Finalmente, no passado dia 31 de julho, a dimensão da crise económica oficializou-se, com a publicação, pelo INE, de dados sobre a variação do PIB nacional no primeiro semestre de 2020. De acordo com os dados publicados, o PIB português “registou uma forte contração em termos reais no 2º trimestre de 2020, tendo diminuído 16,5% em termos homólogos [comparativamente com igual período do ano anterior]… Comparativamente com o 1º trimestre de 2020, o PIB diminuiu 14,1% em termos reais”3.

Considerando que, é espectável uma retoma económica lenta e sofrida, e que existe a possibilidade de um segundo (quiçá um terceiro) pico pandémico, as previsões da OCDE para a quebra total do PIB português (no conjunto dos dois semestres de 2020) para valores entre 9,4% e 11,3% configura-se como, cada vez mais, realistas.

Quando comparamos os dados portugueses com os dos restantes países da UE, constatamos que a média de queda do PIB no 1º semestre de 2020 foi de 15%, apresentando Portugal uma descida do PIB acima da média da UE. Acresce que, dessa comparação se destaca que Portugal apresentou a 4ª maior diminuição do PIB da UE naquele hiato de tempo (em relação ao período homologo), numa lista encabeçada pela Espanha, com uma variação negativa do PIB de 22,1%, seguida da França e Itália, com quebras no PIB de 19% e de 17,3%, respectivamente. 

É oficial e preocupante, Portugal foi atingido de forma severa pela crise, com quebras no PIB muito semelhantes às dos países onde a crise pandémica, durante o confinamento, foi muito mais grave.

Infelizmente, este cenário vai tornar-se tanto mais alarmante quanto maior vier a ser o número de empresas que, nos próximos meses, venham a fechar portas, ou nem reiniciem a sua atividade.

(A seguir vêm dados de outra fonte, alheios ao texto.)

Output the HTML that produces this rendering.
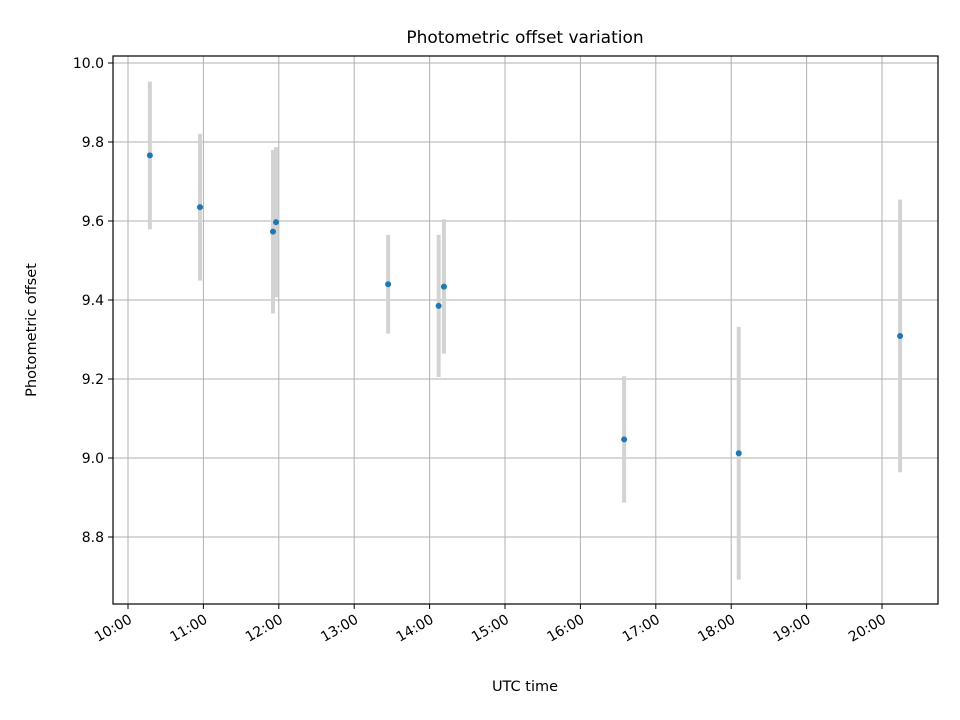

Destacam-se, no que à fragilidade respeita, alguns sectores de actividade, como, por exemplo, a restauração e hotelaria: muitos operadores, com custos de funcionamento elevadíssimos e um corte substancial nas receitas, devido às regras de lotação dos espaços, encontram-se à beira da falência, e procuram nesta época balnear obter um balão de oxigénio, que, em muitos casos, infelizmente, não será suficiente à sua sobrevivência.

Este é o momento! É absolutamente imprescindível salvar as empresas que estão à beira do abismo, é crucial e decisivo, para que a retoma económica possa vir a alcançar-se. O segundo semestre do ano 2020 é determinante para travar a queda do PIB e a subida dos números reais do desemprego. São necessárias medidas urgentes e de efeito imediato direcionadas para os sectores mais frágeis e para aqueles que são motores da economia.

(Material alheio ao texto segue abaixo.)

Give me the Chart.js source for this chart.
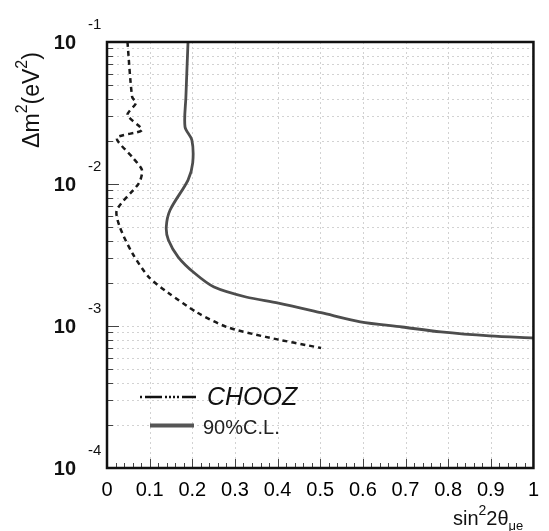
<!DOCTYPE html>
<html><head><meta charset="utf-8">
<script src="https://cdn.jsdelivr.net/npm/chart.js@4"></script>
<style>html,body{margin:0;padding:0;background:#fff}#wrap{width:549px;height:531px;position:relative}</style>
</head><body><div id="wrap"><canvas id="c" width="549" height="531"></canvas></div>
<script>
// 90% C.L. contour (solid)
const clX = [0.190, 0.185, 0.183, 0.199, 0.201, 0.190, 0.148, 0.139, 0.144, 0.167, 0.205, 0.251, 0.326, 0.402, 0.502, 0.594, 0.692, 0.783, 0.897, 1.0];
const clY = [0.1, 0.0410, 0.0252, 0.0204, 0.01406, 0.01066, 0.00656, 0.00498, 0.00403, 0.00306, 0.00236, 0.00188, 0.00160, 0.00145, 0.00124, 0.00107, 0.000984, 0.000908, 0.000851, 0.000823];
// CHOOZ contour (dashed)
const choozX = [0.048, 0.059, 0.068, 0.048, 0.082, 0.023, 0.059, 0.082, 0.075, 0.023, 0.030, 0.059, 0.098, 0.144, 0.212, 0.281, 0.372, 0.502];
const choozY = [0.1, 0.0410, 0.0372, 0.0306, 0.0240, 0.0211, 0.0155, 0.01256, 0.01016, 0.00656, 0.00498, 0.00327, 0.00221, 0.00171, 0.00124, 0.000984, 0.000838, 0.000700];

const xTickValues = [0, 0.1, 0.2, 0.3, 0.4, 0.5, 0.6, 0.7, 0.8, 0.9, 1];
const xTickLabels = ['0', '0.1', '0.2', '0.3', '0.4', '0.5', '0.6', '0.7', '0.8', '0.9', '1'];
const yDecades = [1e-1, 1e-2, 1e-3, 1e-4];
const yBaseLabels = ['10', '10', '10', '10'];
const yExpLabels = ['-1', '-2', '-3', '-4'];
const legendLabels = ['CHOOZ', '90%C.L.'];

const toPts = (xs, ys) => xs.map((x, i) => ({x: x, y: ys[i]}));

const decor = {
  id: 'decor',
  beforeDatasetsDraw(chart) {
    const {ctx, chartArea: a, scales: {x, y}} = chart;
    ctx.save();
    ctx.strokeStyle = '#d2d2d2';
    ctx.lineWidth = 1;
    ctx.setLineDash([2, 3]);
    xTickValues.forEach(v => {
      const px = Math.round(x.getPixelForValue(v)) + 0.5;
      ctx.beginPath(); ctx.moveTo(px, a.top); ctx.lineTo(px, a.bottom); ctx.stroke();
    });
    for (let e = -4; e < -1 + 1e-9; e++) {
      for (let k = 1; k <= 9; k++) {
        const v = k * Math.pow(10, e);
        if (v > 0.1 * 1.0001) break;
        const py = Math.round(y.getPixelForValue(v)) + 0.5;
        ctx.beginPath(); ctx.moveTo(a.left, py); ctx.lineTo(a.right, py); ctx.stroke();
      }
    }
    ctx.setLineDash([]);
    ctx.strokeStyle = '#444';
    ctx.lineWidth = 1;
    for (let i = 0; i <= 50; i++) {
      const px = Math.round(x.getPixelForValue(i * 0.02)) + 0.5;
      const len = (i % 5 === 0) ? 9 : 5;
      ctx.beginPath(); ctx.moveTo(px, a.bottom); ctx.lineTo(px, a.bottom - len); ctx.stroke();
    }
    for (let e = -4; e <= -1; e++) {
      for (let k = 1; k <= 9; k++) {
        const v = k * Math.pow(10, e);
        if (v > 0.1 * 1.0001) break;
        const py = Math.round(y.getPixelForValue(v)) + 0.5;
        const len = (k === 1) ? 12 : 6;
        ctx.beginPath(); ctx.moveTo(a.left, py); ctx.lineTo(a.left + len, py); ctx.stroke();
      }
    }
    ctx.restore();
  },
  afterDraw(chart) {
    const {ctx, chartArea: a, scales: {x, y}} = chart;
    ctx.save();
    ctx.strokeStyle = '#111';
    ctx.lineWidth = 2.5;
    ctx.strokeRect(a.left, a.top, a.right - a.left, a.bottom - a.top);
    ctx.fillStyle = '#111';
    yDecades.forEach((v, i) => {
      const py = y.getPixelForValue(v);
      ctx.font = 'bold 20px "Liberation Sans", Arial, sans-serif';
      ctx.textAlign = 'right'; ctx.textBaseline = 'middle';
      ctx.fillText(yBaseLabels[i], 76, py + 1);
      ctx.font = '15px "Liberation Sans", Arial, sans-serif';
      ctx.textAlign = 'left';
      ctx.fillText(yExpLabels[i], 88, py - 17);
    });
    ctx.save();
    ctx.translate(39, 100);
    ctx.rotate(-Math.PI / 2);
    const big = '23px "Liberation Sans", Arial, sans-serif';
    const sup = '16px "Liberation Sans", Arial, sans-serif';
    const parts = [['\u0394m', big, 0], ['2', sup, -12], ['(eV', big, 0], ['2', sup, -12], [')', big, 0]];
    let tot = 0;
    parts.forEach(p => { ctx.font = p[1]; tot += ctx.measureText(p[0]).width; });
    let cx = -tot / 2;
    ctx.textAlign = 'left'; ctx.textBaseline = 'alphabetic';
    parts.forEach(p => { ctx.font = p[1]; ctx.fillText(p[0], cx, p[2]); cx += ctx.measureText(p[0]).width; });
    ctx.restore();
    const xparts = [['sin', '20px "Liberation Sans", Arial, sans-serif', 0], ['2', '14px "Liberation Sans", Arial, sans-serif', -10], ['2\u03b8', '20px "Liberation Sans", Arial, sans-serif', 0], ['\u03bce', '13px "Liberation Sans", Arial, sans-serif', 5]];
    let xx = 453;
    ctx.textAlign = 'left'; ctx.textBaseline = 'alphabetic';
    xparts.forEach(p => { ctx.font = p[1]; ctx.fillText(p[0], xx, 525 + p[2]); xx += ctx.measureText(p[0]).width; });
    ctx.strokeStyle = '#111';
    ctx.lineWidth = 2.5;
    ctx.setLineDash([2, 3, 17, 3, 2, 2, 2, 2, 2, 2, 2, 3, 14, 200]);
    ctx.beginPath(); ctx.moveTo(140, 397); ctx.lineTo(198, 397); ctx.stroke();
    ctx.setLineDash([]);
    ctx.font = 'italic 25px "Liberation Sans", Arial, sans-serif';
    ctx.textAlign = 'left'; ctx.textBaseline = 'middle';
    ctx.fillText(legendLabels[0], 207, 398);
    ctx.strokeStyle = '#555';
    ctx.lineWidth = 4;
    ctx.beginPath(); ctx.moveTo(150, 425.5); ctx.lineTo(194, 425.5); ctx.stroke();
    ctx.font = '20px "Liberation Sans", Arial, sans-serif';
    ctx.fillStyle = '#222';
    ctx.fillText(legendLabels[1], 203, 428);
    ctx.restore();
  }
};

new Chart(document.getElementById('c'), {
  type: 'scatter',
  data: {
    datasets: [
      {label: legendLabels[0], data: toPts(choozX, choozY), showLine: true, borderColor: '#1a1a1a', borderWidth: 2.5, borderDash: [5, 4], pointRadius: 0, tension: 0.25, fill: false},
      {label: legendLabels[1], data: toPts(clX, clY), showLine: true, borderColor: '#4d4d4d', borderWidth: 2.8, pointRadius: 0, tension: 0.3, fill: false}
    ]
  },
  options: {
    responsive: false,
    animation: false,
    layout: {padding: {top: 42, right: 4, left: 0, bottom: 0}},
    plugins: {legend: {display: false}, tooltip: {enabled: false}},
    scales: {
      x: {
        type: 'linear', min: 0, max: 1,
        afterBuildTicks: s => { s.ticks = xTickValues.map(v => ({value: v})); },
        afterFit: s => { s.height = 63; },
        grid: {display: false, drawTicks: false},
        border: {display: false},
        ticks: {
          padding: 10, color: '#000', maxRotation: 0, autoSkip: false,
          font: {family: '"Liberation Sans", Arial, sans-serif', size: 20},
          callback: (v, i) => xTickLabels[i]
        }
      },
      y: {
        type: 'logarithmic', min: 1e-4, max: 1e-1,
        afterFit: s => { s.width = 107; },
        grid: {display: false, drawTicks: false},
        border: {display: false},
        ticks: {display: false}
      }
    }
  },
  plugins: [decor]
});
</script>
</body></html>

Confesso que depositei uma boa dose de esperança na estratégica prevista para o “Plano de Recuperação Económica e Social de Portugal 2020-2030”, mas essa esperança diminui com a sua leitura. Como perspetiva de visão e de missão para o futuro a médio e, principalmente, a longo e muito longo prazo, não tenho grandes comentários a fazer ao referido plano, a não ser que subscrevo, em grande parte, o conteúdo do documento. Obviamente, que concordo com a modernização do tecido empresarial, com a renovação tecnológica da nossa indústria e restante economia (e sociedade), com a aposta nas exportações e outras estratégias de igual índole.

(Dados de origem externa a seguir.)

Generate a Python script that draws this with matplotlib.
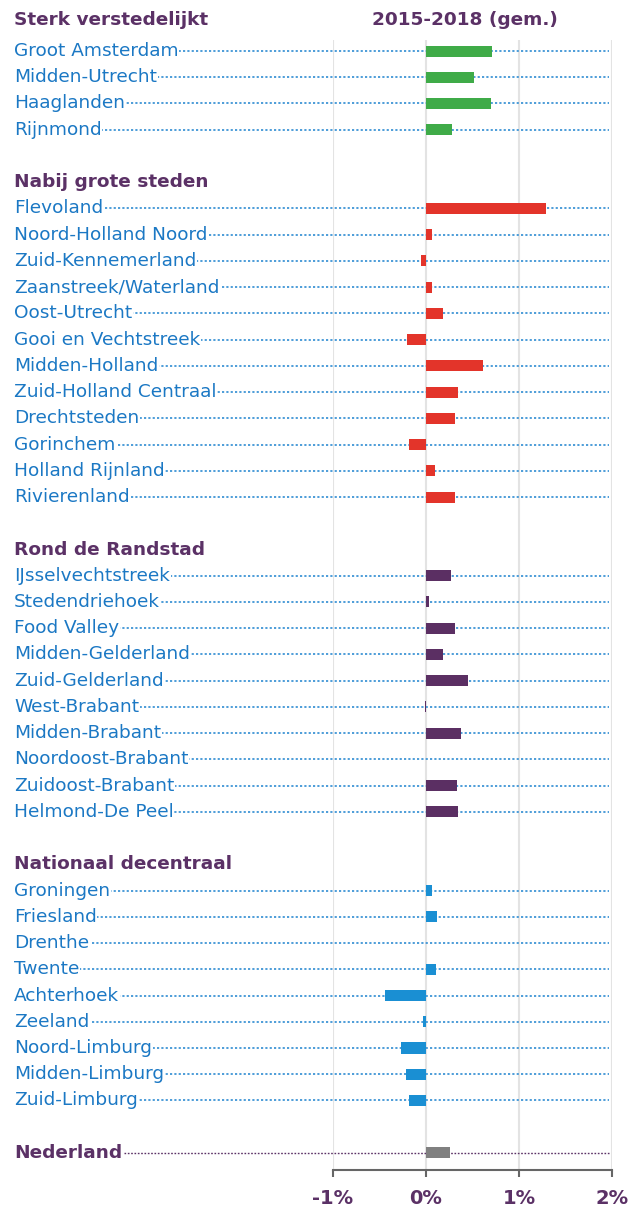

O plano, teoricamente, foi bem concebido, todavia não é razoável (é até utópico) esperar que a economia portuguesa, no estado em que se encontra, presentemente, estará em condições de alcançar num hiato de 10 anos, tão ambiciosos objetivos. 

Saliente-se, que, na minha opinião o plano falha, essencialmente, pelas parcas estratégias com impacto imediato na economia. Parte do nosso tecido empresarial está à beira do precipício, são, pois, tal como já referi, necessárias e urgentes medidas imediatas para impedir a sua queda.

“A Visão estratégica para o Plano de Recuperação Económica e Social de Portugal 2020-2030”, depois de algumas arestas limadas, seria, quiçá, um bom plano estratégico de médio, longo e muito longo prazo para apresentar para Portugal, caso não tivesse surgido a pandemia de COVID-19. Nas atuais circunstâncias económicas, este plano peca por desconsiderar a importância de lidar com a catástrofe económica presente, para almejar chegar perto do futuro brilhante que traçou.